Cost of 1 BI report is $8,250. Still sounds inexpensive? Let's keep going.

Scenario 3. Top down. Information management software and services.

Assumptions:

  • Average BI software deal per department (as per the latest BI Wave) - $150,000
  • Average ETL software deal per department (as per the latest ETL Wave) - $150,000
  • Cost of 1Tb DW (as per latest DW Wave) - $50,000. Let's also figure in a 3x for production + development test + DR environments.
  • 50% of the software (and DW) cost is attributable to canned reports, the rest is allocated to ad-hoc queries, and other forms of ad-hoc analysis and exploration.
  • Average cost of effort and services - $5 (anecdotal evidence)
  • Since the effort of building full blown DW/ETL environment usually go beyond one department, let's increase the number of reports by 3x to 300

Cost of 1 BI report also comes out to $8,250 since we are now using economies of scale for ETL and DW accross several departments. But that's not the end of it.

Scenario 4. Top down. Fully loaded:

Assumptions:

  • 10% of enterprise operational data quality cost of $1M and 2x for services
  • 10% of enterprise operational MDM cost of $5M and 2x for services
  • 10% of an enterprise portal fully loaded (hardware/software/labor) cost of about $3M (as per Matt Brown)
  • Not counting (since I don't have good numbers - if you do, please provide) a) 50% of enterprise performance management applications b) servers (physical or virtual) for production, development, test, UAT and DR regions c) additional data center support and infrastructure

Cost of 1 BI report is now $15,250. Still waiting to collect more data on the 4th bullet point above, but I can easily see how the truly fully loaded cost might grow to $20,000.

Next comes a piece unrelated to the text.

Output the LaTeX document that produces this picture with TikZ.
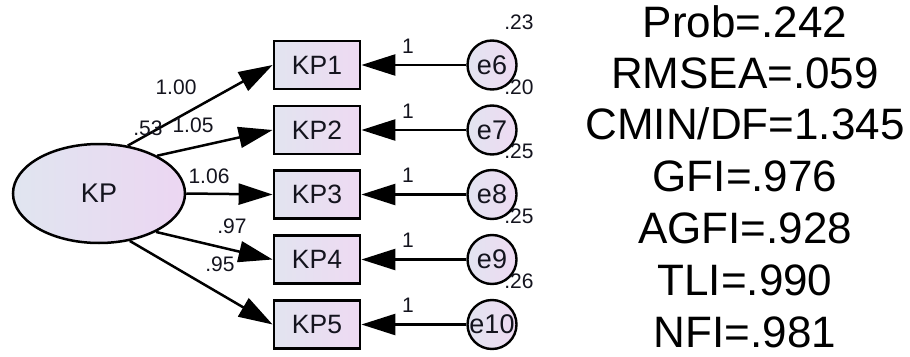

Of course this is only one side of a complete picture, cost/benefit equation, since the cost of producing a BI report cannot be looked without referencing the value it provides. After all, if that one report produces $100,000K in cost savings or in additional revenues, then even $20,000 becomes very attractive.

Suggestions for bringing the cost of BI down?

  • Since services and support are major parts of the cost equation - enable end user self service
  • 100 reports is a very low estimate, most organizations have more. Practice agile BI to reduce the effort it takes to develop each report, and ensure that the requested reports are actually used.
  • Leverage other best practices for reducing your BI costs found here.
  • In certain specific use cases, consider BI Saas.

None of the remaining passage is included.